You could simply call it "the way you do business": but there are a complex group of behavioural and attitudinal factors that are typically the difference between successful and struggling companies. And, quickly growing businesses are at most risk of failing by ignoring these intangible factors in their business planning.
The single biggest influence on productivity and revenue generation are employee attitudes and their resulting behaviours. The degree to which individuals actually follow – or choose to exceed - ideal practices, procedures, and even the letter of their own job descriptions, is typically dictated by personal motivations and their level of commitment to a task in particular, or the organisation in general. To be successful, businesses now need their people to have certain attitudes and adopt certain mind-sets in applying their skills and abilities to tasks at hand; to exhibit certain behaviours; to hold a certain degree of commitment that leads to the application of individual discretionary effort.
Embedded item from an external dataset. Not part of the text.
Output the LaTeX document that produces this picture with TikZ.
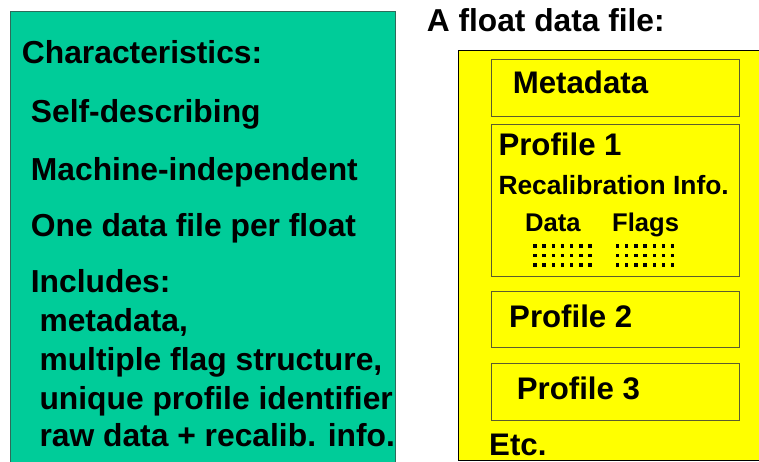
\documentclass[tikz,border=0pt]{standalone}
\usepackage{fontspec}
\setmainfont{Liberation Sans}
\definecolor{tealg}{HTML}{00CC99}
\definecolor{tealb}{HTML}{2E6B5A}
\definecolor{yel}{HTML}{FFFF00}
\definecolor{olive}{HTML}{5C5C2E}
\begin{document}
\begin{tikzpicture}[x=1pt,y=-1pt,
  txt/.style={anchor=base west,inner sep=0pt,font=\fontsize{31.8}{31.8}\selectfont\bfseries},
  ptxt/.style={anchor=base west,inner sep=0pt,font=\fontsize{31.2}{31.2}\selectfont\bfseries},
  smalltxt/.style={anchor=base west,inner sep=0pt,font=\fontsize{26.4}{26.4}\selectfont\bfseries},
  dottxt/.style={anchor=base west,inner sep=0pt,font=\fontsize{25.6}{25.6}\selectfont\bfseries},
  innerbox/.style={draw=olive,line width=1pt,fill=yel},
  dotsq/.style={fill=black}]
\useasboundingbox (0,0) rectangle (759,461);
% left panel
\draw[tealb,line width=1pt,fill=tealg] (10.7,11) rectangle (395,462);
\node[txt] (ch) at (21.7,63.3) {Characteristics:};
\node[txt] (sd) at (30.7,122.3) {Self-describing};
\node[txt] (mi) at (30.7,180.7) {Machine-independent};
\node[txt] (od) at (30.7,236.7) {One data file per float};
\node[txt] (inc) at (30.7,292) {Includes:};
\node[txt] (md) at (39.3,331.7) {metadata,};
\node[txt] (mf) at (39.3,370.7) {multiple flag structure,};
\node[txt] (up) at (39.3,409.3) {unique profile identifier};
\node[txt] (rd) at (39.3,446.7) {raw data + recalib. info.};
% right panel
\node[txt,font=\fontsize{31.7}{31.7}\selectfont\bfseries] (title) at (426.7,31.7) {A float data file:};
\draw[black,line width=1pt,fill=yel] (760,50.7) -- (458.3,50.7) -- (458.3,460) -- (760,460);
\draw[innerbox] (491,59) rectangle (739.3,116);
\node[ptxt] (meta) at (512.7,93.3) {Metadata};
\draw[innerbox] (491,124) rectangle (739.3,276);
\node[ptxt] (p1) at (498.3,155.7) {Profile 1};
\node[smalltxt] (rc) at (498.3,194.3) {Recalibration Info.};
\node[dottxt] (dt) at (525,231.7) {Data};
\node[dottxt] (fl) at (612,231.7) {Flags};
\foreach \c in {0,...,6}{
  \foreach \r in {246,255.5,265}{
    \fill[dotsq] (535-1.7+\c*9.17,\r-1.7) rectangle ++(3.4,3.4);
    \fill[dotsq] (617.5-1.7+\c*9.2,\r-1.7) rectangle ++(3.4,3.4);
  }
}
\draw[innerbox] (491,291.7) rectangle (739.3,347.7);
\node[ptxt] (p2) at (509,327.3) {Profile 2};
\draw[innerbox] (491,363.3) rectangle (739.3,420);
\node[ptxt] (p3) at (516.7,399.3) {Profile 3};
\node[ptxt] (etc) at (489,455.7) {Etc.};
\end{tikzpicture}
\end{document}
The management of this employee commitment is the most important asset most businesses do not include in traditional business planning, in a coordinated way, to achieve tangible, bottom-line outcomes.
When you start a business, there is little question of your own commitment to do what is required to succeed. Even when you have a small team, or a small team of managers directing a workforce, your commitment becomes tangible through your own attitudes and behaviours in dealing with...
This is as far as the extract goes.